Regionalisation has been defined among other things as developing economic and social infrastructure in regional centres to create jobs and economic growth in those places.
That's a vague and broad ambition, and one that could cover a multitude of agendas.
Whether, for example, that would include plans to move public service jobs to regional areas remains to be seen.
Mr McCormack made it clear in March that decentralisation was still on the agenda for the government, saying a $41 million research package would identify more public service jobs to move into regions.
Nationals MP Andrew Gee has been the minister for decentralisation while in the outer ministry. As minister for regionalisation, Bridget McKenzie could bring that task back into cabinet, and presumably higher on the priority list for the government.
How high a priority, and exactly what form regionalisation will take in terms of decentralising the public service, will likely never be known because the public does not get to see the Coalition agreement that binds the Liberals and the Nationals.
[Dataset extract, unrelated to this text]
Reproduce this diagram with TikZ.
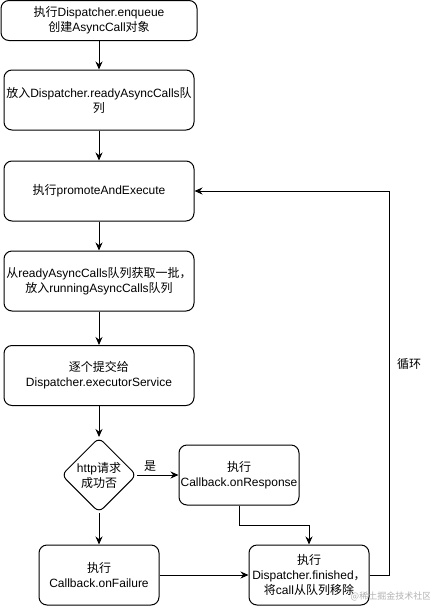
\documentclass[tikz,border=0pt]{standalone}
\usepackage{fontspec}
\setmainfont{Liberation Sans}
\newfontfamily\cjk{Noto Sans CJK SC}
\newcommand{\zh}[1]{{\cjk #1}}
\usetikzlibrary{positioning,shapes.geometric,arrows.meta}

\begin{document}
\begin{tikzpicture}[x=1pt,y=1pt,
    every node/.style={font=\fontsize{12}{15}\selectfont},
    stepbox/.style={draw, line width=1pt, rounded corners=8pt, align=center,
        minimum width=190pt, minimum height=60pt, inner sep=1pt},
    smallbox/.style={stepbox, minimum width=120pt},
    decision/.style={draw, line width=1pt, diamond, rounded corners=6pt, align=center,
        minimum width=75pt, minimum height=75pt, inner sep=0pt, aspect=1},
    flow/.style={line width=1pt, -{Stealth[length=8pt,width=7pt]}},
    lbl/.style={inner sep=1pt}]
    \useasboundingbox (0,0) rectangle (430,-606);

    % main column
    \node[stepbox, minimum width=196pt, minimum height=40pt] (enqueue) at (99,-20.5)
        {\zh{执行}Dispatcher.enqueue\\\zh{创建}AsyncCall\zh{对象}};
    \node[stepbox] (ready) at (99,-100)
        {\zh{放入}Dispatcher.readyAsyncCalls\zh{队}\\\zh{列}};
    \node[stepbox] (promote) at (99,-191) {\zh{执行}promoteAndExecute};
    \node[stepbox] (fetch) at (99,-281)
        {\zh{从}readyAsyncCalls\zh{队列获取一批，}\\\zh{放入}runningAsyncCalls\zh{队列}};
    \node[stepbox] (submit) at (99,-375.5)
        {\zh{逐个提交给}\\Dispatcher.executorService};
    \node[decision] (check) at (99,-475) {http\zh{请求}\\\zh{成功否}};

    % callbacks
    \node[smallbox] (response) at (239,-475) {\zh{执行}\\Callback.onResponse};
    \node[smallbox] (failure) at (99,-575) {\zh{执行}\\Callback.onFailure};
    \node[smallbox] (finished) at (309,-575)
        {\zh{执行}\\Dispatcher.finished\zh{，}\\\zh{将}call\zh{从队列移除}};

    % connectors
    \draw[flow] (enqueue) -- (ready);
    \draw[flow] (ready) -- (promote);
    \draw[flow] (promote) -- (fetch);
    \draw[flow] (fetch) -- (submit);
    \draw[flow] (submit) -- (check);
    \draw[flow] (check) -- (response);
    \node[lbl] (yes) at (150,-466) {\zh{是}};
    \draw[flow] (check) -- (failure);
    \draw[flow] (response.south) -- ++(0,-20) -| (finished.north);
    \draw[flow] (failure) -- (finished);
    \draw[flow] (finished.east) -- ++(20,0) coordinate (loopturn) |- (promote.east);
    \node[lbl, anchor=west] (loop) at (396,-364) {\zh{循环}};

    % watermark
    \node[lbl, text=black!30, font=\fontsize{9}{10}\selectfont] (mark) at (391,-596) {\zh{@稀土掘金技术社区}};
\end{tikzpicture}
\end{document}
But in Senator McKenzie the government has a regionalisation minister who has been a staunch advocate for decentralisation. She sparred with other MPs while sitting on a parliamentary committee in 2017 investigating Mr Joyce's controversial project to move the pesticides authority to Armidale from Canberra, defending Coalition efforts to decentralise government agencies. She was later decentralisation minister, starting in 2018, at a time the Coalition announced it would move other public service jobs from the ACT.
It's up to the Nationals in coming days to lay out their plans. This includes explaining what the next round of decentralisation will involve.